Zum Franken war die Kursentwicklung weniger dramatisch. Dafür aber eher im Sinne der EZB. Der Euro in den vergangenen Wochen gab stetig nach und der Franken wurde fester: Von 1.22 bewegte sich der Wechselkurs abwärts. Am Mittwoch notierte er 1.2139 Fr./€. Das ist nicht im Interesse der Schweizerischen Nationalbank, die einen Mindestkurs von 1.20 Fr./€ verfolgt und keine tieferen Euronotierungen duldet.

Sollte sich die Abschwächung der Gemeinschaftswährung wie gehabt fortsetzen, käme sie um Interventionen am Devisenmarkt nicht herum. Sie müsste Euro aufkaufen, um dessen Kurs zu stützen. Es wäre das erste Mal seit zwei Jahren.
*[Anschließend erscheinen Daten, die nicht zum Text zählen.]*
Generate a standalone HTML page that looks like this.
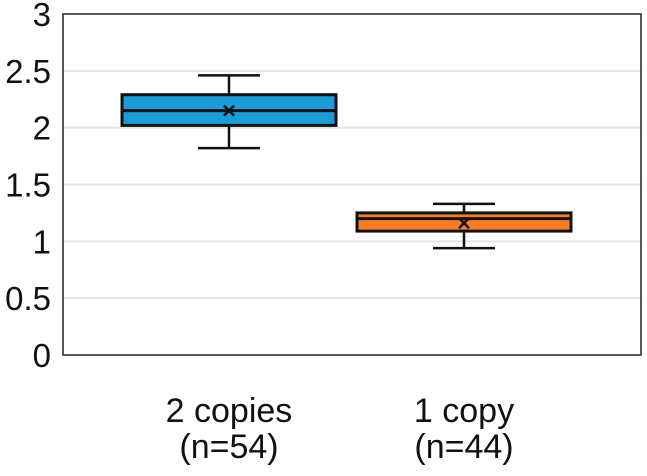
<!DOCTYPE html>
<html><head><meta charset="utf-8"><style>
body{margin:0;background:#fff;}
svg{display:block;font-family:"Liberation Sans",Arial,sans-serif;}
</style></head><body>
<svg id="c" width="647" height="476"></svg>
<script>
const categories=["2 copies","1 copy"];
const sampleSizes=["(n=54)","(n=44)"];
const whiskerLow=[1.82,0.94];
const q1Values=[2.02,1.09];
const medians=[2.15,1.20];
const q3Values=[2.29,1.25];
const whiskerHigh=[2.46,1.33];
const means=[2.15,1.16];
const yTicks=[0,0.5,1,1.5,2,2.5,3];
const yTickLabels=["0","0.5","1","1.5","2","2.5","3"];
const colors=["#1a9cd8","#fb7d21"];

const NS="http://www.w3.org/2000/svg";
const svg=document.getElementById('c');
const L=63,R=641,T=14,B=355;
const y=v=>B-(v/3)*(B-T);
const xc=i=>[229,464][i];
function mk(tag,attrs,parent){const e=document.createElementNS(NS,tag);for(const k in attrs)e.setAttribute(k,attrs[k]);(parent||svg).appendChild(e);return e;}

yTicks.forEach((v,i)=>{
  if(v>0&&v<3){const g=mk('line',{x1:L,x2:R,y1:y(v),y2:y(v),stroke:'#e3e3e3','stroke-width':2});
  
  }
  const t=mk('text',{x:51,y:y(v)+12,'text-anchor':'end','font-size':33,fill:'#111'});
  t.textContent=yTickLabels[i];
  
  
});
const frame=mk('rect',{x:L,y:T,width:R-L,height:B-T,fill:'none',stroke:'#222','stroke-width':1.5});



categories.forEach((c,i)=>{
  const cx=xc(i),bw=214,ww=62;
  const g=mk('g',{});
  
  
  mk('line',{x1:cx,x2:cx,y1:y(whiskerHigh[i]),y2:y(q3Values[i]),stroke:'#111','stroke-width':2.5},g);
  mk('line',{x1:cx,x2:cx,y1:y(q1Values[i]),y2:y(whiskerLow[i]),stroke:'#111','stroke-width':2.5},g);
  mk('line',{x1:cx-ww/2,x2:cx+ww/2,y1:y(whiskerHigh[i]),y2:y(whiskerHigh[i]),stroke:'#111','stroke-width':2.5},g);
  mk('line',{x1:cx-ww/2,x2:cx+ww/2,y1:y(whiskerLow[i]),y2:y(whiskerLow[i]),stroke:'#111','stroke-width':2.5},g);
  mk('rect',{x:cx-bw/2,y:y(q3Values[i]),width:bw,height:y(q1Values[i])-y(q3Values[i]),fill:colors[i],stroke:'#111','stroke-width':3},g);
  mk('line',{x1:cx-bw/2,x2:cx+bw/2,y1:y(medians[i]),y2:y(medians[i]),stroke:'#111','stroke-width':3},g);
  const my=y(means[i]);
  mk('path',{d:`M${cx-5} ${my-5}L${cx+5} ${my+5}M${cx+5} ${my-5}L${cx-5} ${my+5}`,stroke:'#111','stroke-width':2.5},g);
  const t1=mk('text',{x:cx,y:422,'text-anchor':'middle','font-size':34,fill:'#111'});
  t1.textContent=c;
  
  
  const t2=mk('text',{x:cx,y:458,'text-anchor':'middle','font-size':34,fill:'#111'});
  t2.textContent=sampleSizes[i];
  
  
});
</script>
</body></html>
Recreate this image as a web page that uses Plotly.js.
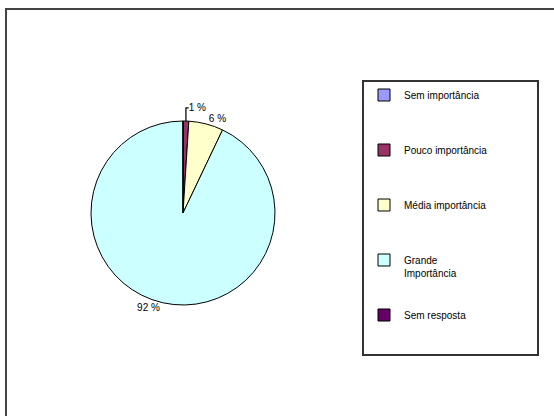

Und sie würde erstmals überhaupt direkt gegen das Interesse der EZB handeln.

EZB-Vorschau: klärende Worte erwartet

Die 18 Zentralbanker werden sich hüten, morgen Donnerstag neue Lockerungsaktionen zu beschliessen, solange die bisherigen Impulse sich noch nicht in der Realwirtschaft niedergeschlagen haben.

Beobachter hoffen, dass zumindest neue Details zu den im Juni in Aussicht gestellten Geldkrediten (T-LTRO) bekannt gegeben werden: Sie sollen Banken zugutekommen, die garantieren, dass sie die erhaltenen Mittel als Kredite an Unternehmen weiterreichen.